Reverend Zachariah surveyed the scene around him as he lifted the glass for one final toast. The empty bodies of his lambs lay slumped in their pews while Sam and Josiah sat on either side of the stage having already passed themselves. It was a slow drug, the one they had agreed on for the wine, but it was quick enough to spare them any pain. Moment after moment, the good Zachariah’s flock drifted off into glory, waiting now just on him to finish the task.
With a final toast raised high, Reverend Zachariah spoke his own parting words.
“I love you all. It was by far the hardest thing I have ever had to endure, the greatest test of my faith, watching you all depart ahead of me tonight, but I am thankful that I can now join you in eternity,” he concluded.
Yet he was too late. The sound that Zachariah had feared all night made itself known with a banging of the great wooden doors at the back of the church. The rattling gave him such a fright that he at once dropped the glass to the floor, spilling out the last of the wine. He dropped to the floor and at once started lapping up what he could, running his lips over the dusty floorboards of the Midwestern church, but the dry, desolate winds of late had sucked any moisture out of the air and caused the wine to evaporate almost as soon as it touched the ground. There would not be enough.
Zachariah’s pallor and sunken features took on a new horror as the cold calculations shocked him into a state of hyper awareness. It was finished. The reverend had no choice now but to endure what was to come. As the forces outside shook at the door, Reverend Zachariah calmly stepped down from his podium and lifted the lid to the casket.
“Blessed are the dead,” he said aloud, “for they shall be raised again.”
The aged reverend lifted himself into the casket just as the doors to the church gave way. Perhaps they will deal with me quickly, he thought to himself. Perhaps they will just leave me be.

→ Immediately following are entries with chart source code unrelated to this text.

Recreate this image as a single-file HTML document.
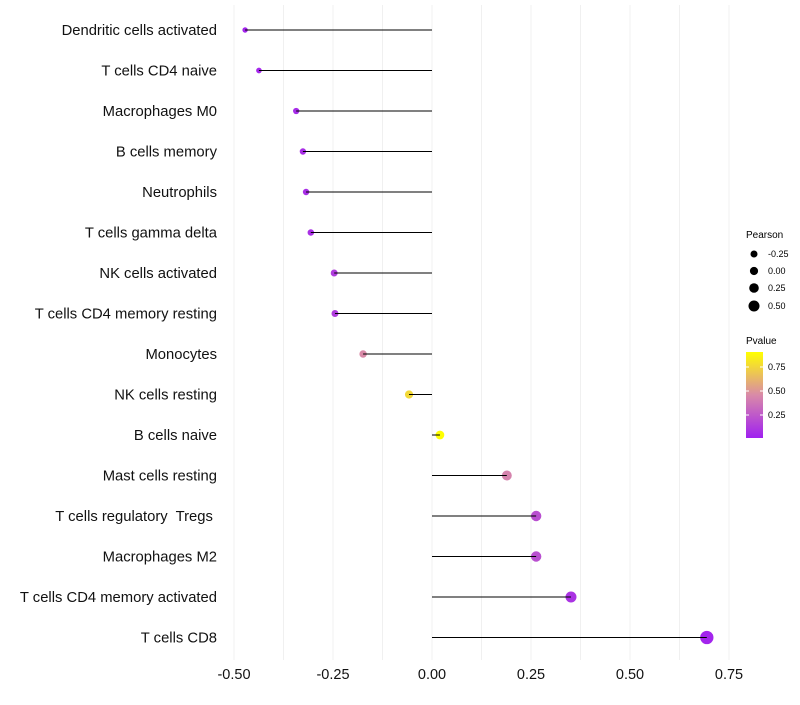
<!DOCTYPE html>
<html><head><meta charset="utf-8"><style>
body{margin:0;background:#fff;font-family:"Liberation Sans",sans-serif}
text{white-space:pre}
</style></head><body>
<svg id="c" width="800" height="700" xmlns="http://www.w3.org/2000/svg">
<defs><linearGradient id="pg" x1="0" y1="1" x2="0" y2="0">
<stop offset="0" stop-color="#a020f0"/><stop offset="0.5" stop-color="#d98aa8"/><stop offset="1" stop-color="#ffff00"/></linearGradient></defs>
<g id="grid"></g><g id="marks"></g><g id="labels"></g><g id="ticks"></g>
<g font-size="9">
<text x="746" y="238" font-size="10">Pearson</text>
<circle cx="754" cy="254" r="3.5"/><text x="768" y="257">-0.25</text>
<circle cx="754" cy="271" r="4.1"/><text x="768" y="274">0.00</text>
<circle cx="754" cy="288" r="4.8"/><text x="768" y="291">0.25</text>
<circle cx="754" cy="306" r="5.5"/><text x="768" y="309">0.50</text>
<text x="746" y="344" font-size="10">Pvalue</text>
<rect x="746" y="352" width="17" height="86" fill="url(#pg)"/>
<g stroke="#fff" stroke-width="1"><line x1="746" y1="367" x2="749" y2="367"/><line x1="760" y1="367" x2="763" y2="367"/><line x1="746" y1="391" x2="749" y2="391"/><line x1="760" y1="391" x2="763" y2="391"/><line x1="746" y1="415" x2="749" y2="415"/><line x1="760" y1="415" x2="763" y2="415"/></g>
<text x="768" y="370">0.75</text><text x="768" y="394">0.50</text><text x="768" y="418">0.25</text>
</g>
</svg>
<script>
const cells=["Dendritic cells activated","T cells CD4 naive","Macrophages M0","B cells memory","Neutrophils","T cells gamma delta","NK cells activated","T cells CD4 memory resting","Monocytes","NK cells resting","B cells naive","Mast cells resting","T cells regulatory  Tregs ","Macrophages M2","T cells CD4 memory activated","T cells CD8"];
const pearson=[-0.472,-0.437,-0.343,-0.326,-0.318,-0.306,-0.247,-0.245,-0.174,-0.058,0.02,0.189,0.263,0.263,0.351,0.694];
const pvalue=[0.02,0.03,0.05,0.06,0.06,0.07,0.12,0.12,0.45,0.75,0.95,0.42,0.2,0.2,0.08,0.02];
const xticks=[-0.5,-0.25,0,0.25,0.5,0.75];
const NS="http://www.w3.org/2000/svg";
const x=v=>432+v*396;
const y=i=>30+i*40.5;
const rad=p=>4.3+3.4*p;
function mix(a,b,t){return a.map((v,k)=>Math.round(v+(b[k]-v)*t));}
function col(p){const s=[[160,32,240],[217,138,168],[255,255,0]];const t=Math.min(Math.max(p/0.9,0),1)*2;const k=t<1?0:1;const c=mix(s[k],s[k+1],t-k);return `rgb(${c})`;}
function el(t,a,parent){const e=document.createElementNS(NS,t);for(const k in a)e.setAttribute(k,a[k]);document.getElementById(parent).appendChild(e);return e;}
for(let v=-0.5;v<=0.751;v+=0.125){const g=el('line',{x1:x(v),x2:x(v),y1:5,y2:660,stroke:'#f0f0f0','stroke-width':1},'grid');

}
xticks.forEach(v=>{const t=el('text',{x:x(v),y:679,'text-anchor':'middle','font-size':14.5,fill:'#111'},'ticks');t.textContent=v.toFixed(2);

});
cells.forEach((c,i)=>{
const t=el('text',{x:217,y:y(i)+5,'text-anchor':'end','font-size':14.8,fill:'#111'},'labels');t.textContent=c;


const d=el('circle',{cx:x(pearson[i]),cy:y(i),r:rad(pearson[i]),fill:col(pvalue[i])},'marks');


const l=el('line',{x1:x(0),x2:x(pearson[i]),y1:y(i),y2:y(i),stroke:'#000','stroke-width':1},'marks');


});
</script>
</body></html>
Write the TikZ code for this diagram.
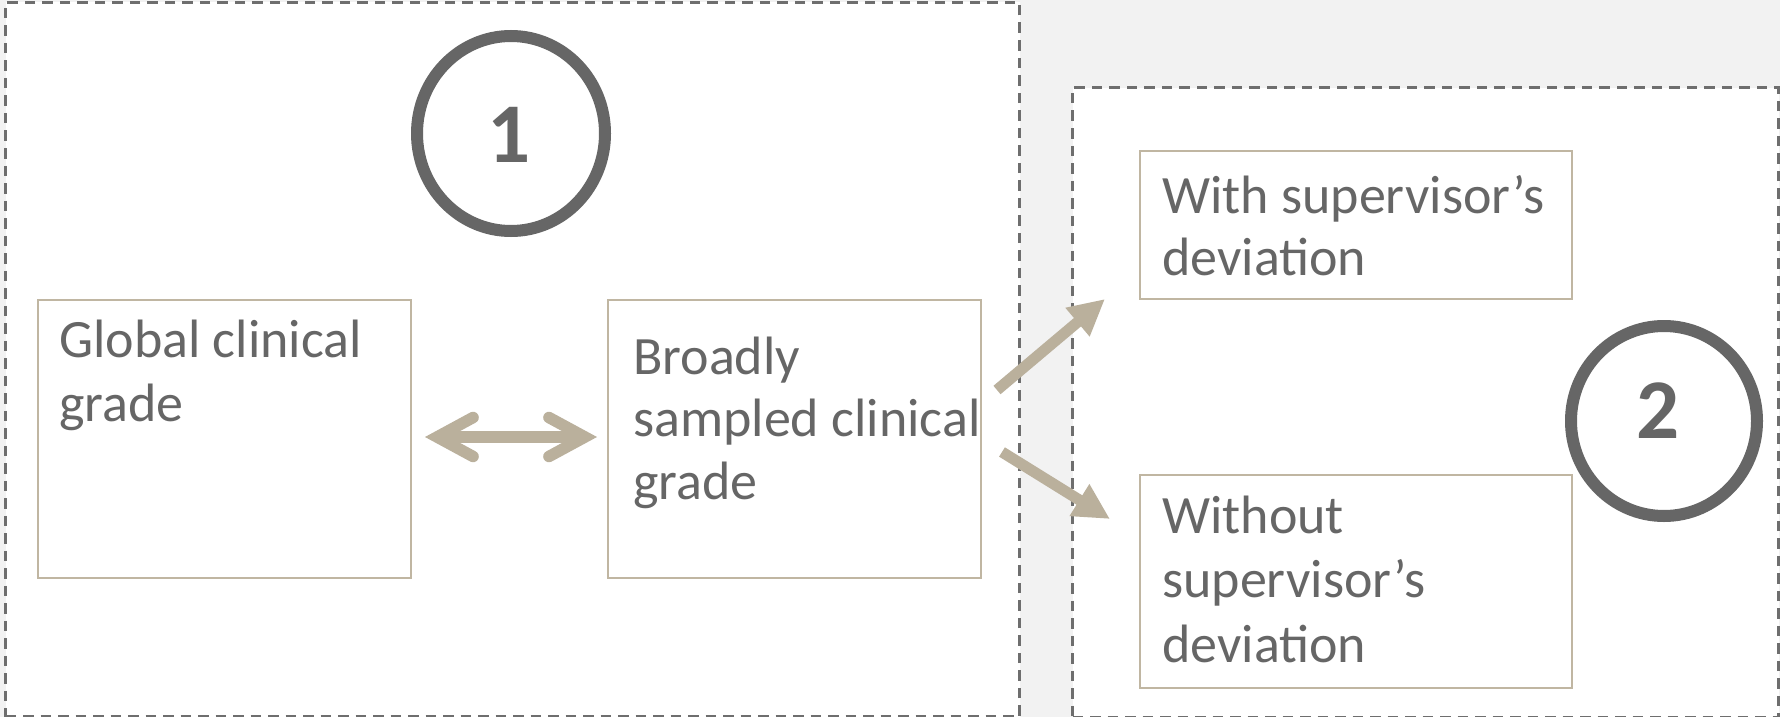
\documentclass[tikz,border=0pt]{standalone}
\usepackage{fontspec}
\setmainfont{Carlito}
\usetikzlibrary{arrows.meta,shapes.geometric}
\definecolor{txtc}{HTML}{666666}
\definecolor{tanc}{HTML}{BAB09C}
\definecolor{boxc}{HTML}{C0B6A2}
\definecolor{dashc}{HTML}{6E6E6E}
\definecolor{ringc}{HTML}{666666}
\definecolor{bgc}{HTML}{F2F2F2}
\tikzset{
  barbtip/.tip={Straight Barb[length=36pt,width=39pt,line cap=round,line join=miter]},
  headtip/.tip={Triangle[length=36pt,width=35pt]}
}
\begin{document}
\begin{tikzpicture}[x=1pt,y=-1pt,
  panel/.style={draw=dashc, fill=white, line width=3pt, dash pattern=on 10.5pt off 7pt, anchor=north west, inner sep=0pt},
  card/.style={draw=boxc, line width=2pt, fill=white, anchor=north west, inner sep=0pt},
  txtlabel/.style={anchor=base west, inner sep=0pt, text=txtc},
  ring/.style={ellipse, draw=ringc, line width=12pt, inner sep=0pt},
  digit/.style={text=ringc, font=\fontsize{85}{90}\selectfont\bfseries, inner sep=0pt},
  flow/.style={draw=tanc, line width=11.5pt}
]
\useasboundingbox (0,0) rectangle (1780,717);
\fill[bgc] (0,0) rectangle (1780,717);

% dashed panels
\node[panel, minimum width=1014pt, minimum height=714pt] (p1) at (4,1) {};
\node[panel, minimum width=706pt, minimum height=630pt] (p2) at (1071,86) {};

% cards
\node[card, minimum width=373pt, minimum height=278pt] (global) at (37,299) {};
\node[card, minimum width=373pt, minimum height=278pt] (broad) at (607,299) {};
\node[card, minimum width=432pt, minimum height=148pt] (with) at (1139,150) {};
\node[card, minimum width=432pt, minimum height=213pt] (without) at (1139,474) {};

% texts
\node[txtlabel, font=\fontsize{54}{64}\selectfont] (tglobal) at (59,357)
  {\begin{tabular}[t]{@{}l@{}}Global clinical\\grade\end{tabular}};
\node[txtlabel, font=\fontsize{54}{62.5}\selectfont] (tbroad) at (633,374)
  {\begin{tabular}[t]{@{}l@{}}Broadly\\sampled clinical\\grade\end{tabular}};
\node[txtlabel, font=\fontsize{54}{62}\selectfont] (twith) at (1162,213)
  {\begin{tabular}[t]{@{}l@{}}With supervisor’s\\deviation\end{tabular}};
\node[txtlabel, font=\fontsize{54}{64.5}\selectfont] (twithout) at (1162,533)
  {\begin{tabular}[t]{@{}l@{}}Without\\supervisor’s\\deviation\end{tabular}};

% rings
\node[ring, minimum width=188pt, minimum height=195pt] (c1) at (511,133.5) {};
\node[digit] (d1) at (509.5,135) {1};
\node[ring, minimum width=186pt, minimum height=190pt] (c2) at (1664,421) {};
\node[digit] (d2) at (1658.5,410.5) {2};

% connectors
\coordinate (la) at (425,437);
\coordinate (ra) at (597,437);
\draw[flow, {barbtip}-{barbtip}] (la) -- (ra);

\coordinate (u0) at (997,390);
\coordinate (u1) at (1105,299);
\draw[flow, line width=11pt, -{headtip}] (u0) -- (u1);

\coordinate (w0) at (1002,452);
\coordinate (w1) at (1110,519);
\draw[flow, line width=11pt, -{headtip}] (w0) -- (w1);
\end{tikzpicture}
\end{document}
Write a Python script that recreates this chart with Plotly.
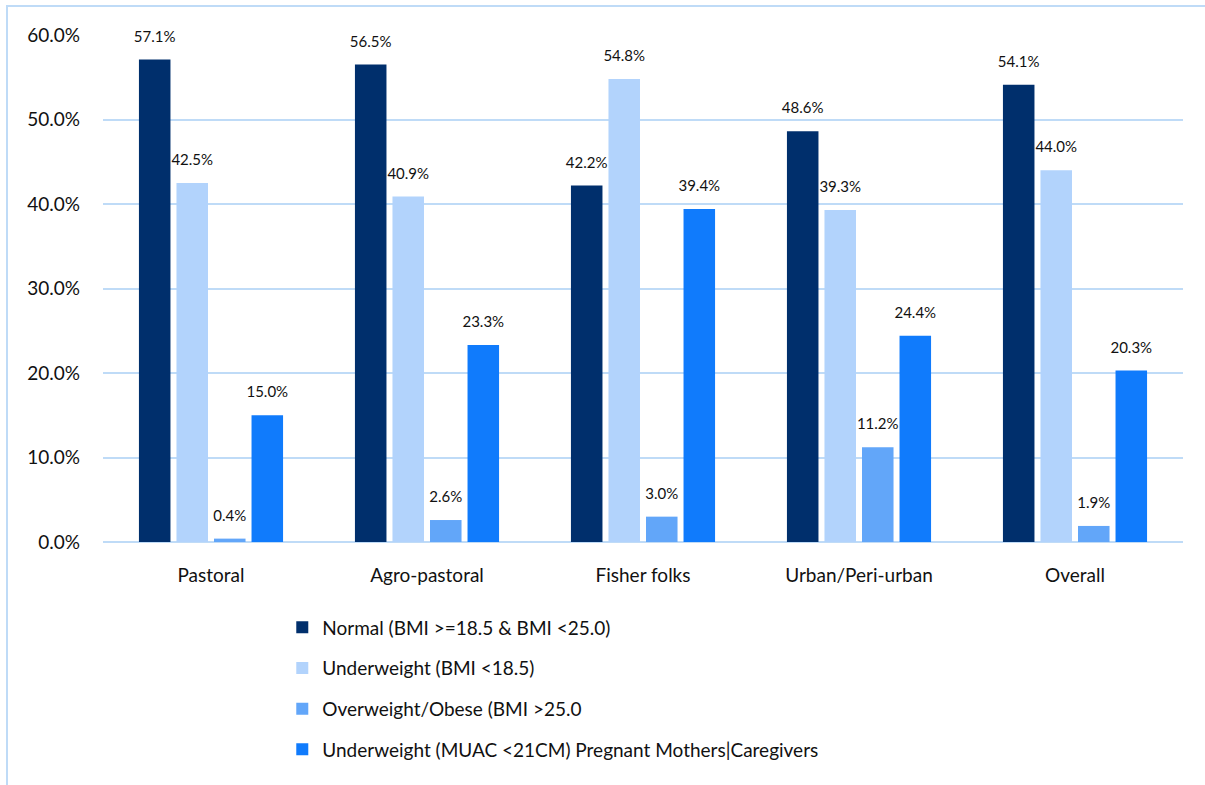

The unholy shrieks of formless terrors enveloped the church and the casket in which Reverend Zachariah took refuge. He had heard from the earliest witnesses that these monstrosities defied biology and geometry as mankind understood the sciences, yet few who saw them retained reason or sense long enough to form a concept of these impossible nightmares. Wicked howls and a slapping like bat wings upon the wood of the casket signaled to Zachariah that the great horrors had arrived.
A man of faith such as himself tried to blink away the nightmarish beings that he imagined, but it was no use. What was worse was the ever-deepening need to see them with his own eyes. An obsessive urge pushed Zachariah’s hand up to the lid of the coffin, though he paused just before opening it. Gusts like hurricane winds were deafening. Curses and wails resounded throughout the countryside as ancient evils took over, still pouring from whatever abyss they had crawled from.
Though Zachariah did not see the most unnatural of the horrors when he lifted the lid just enough to see through, what he saw by the burning fires of the world outside was still to his great terror. The last image Zachariah saw while alive was the bodies of his church rising, following the horror out into the conflagrated world that was black as night with a wind of ash and soot.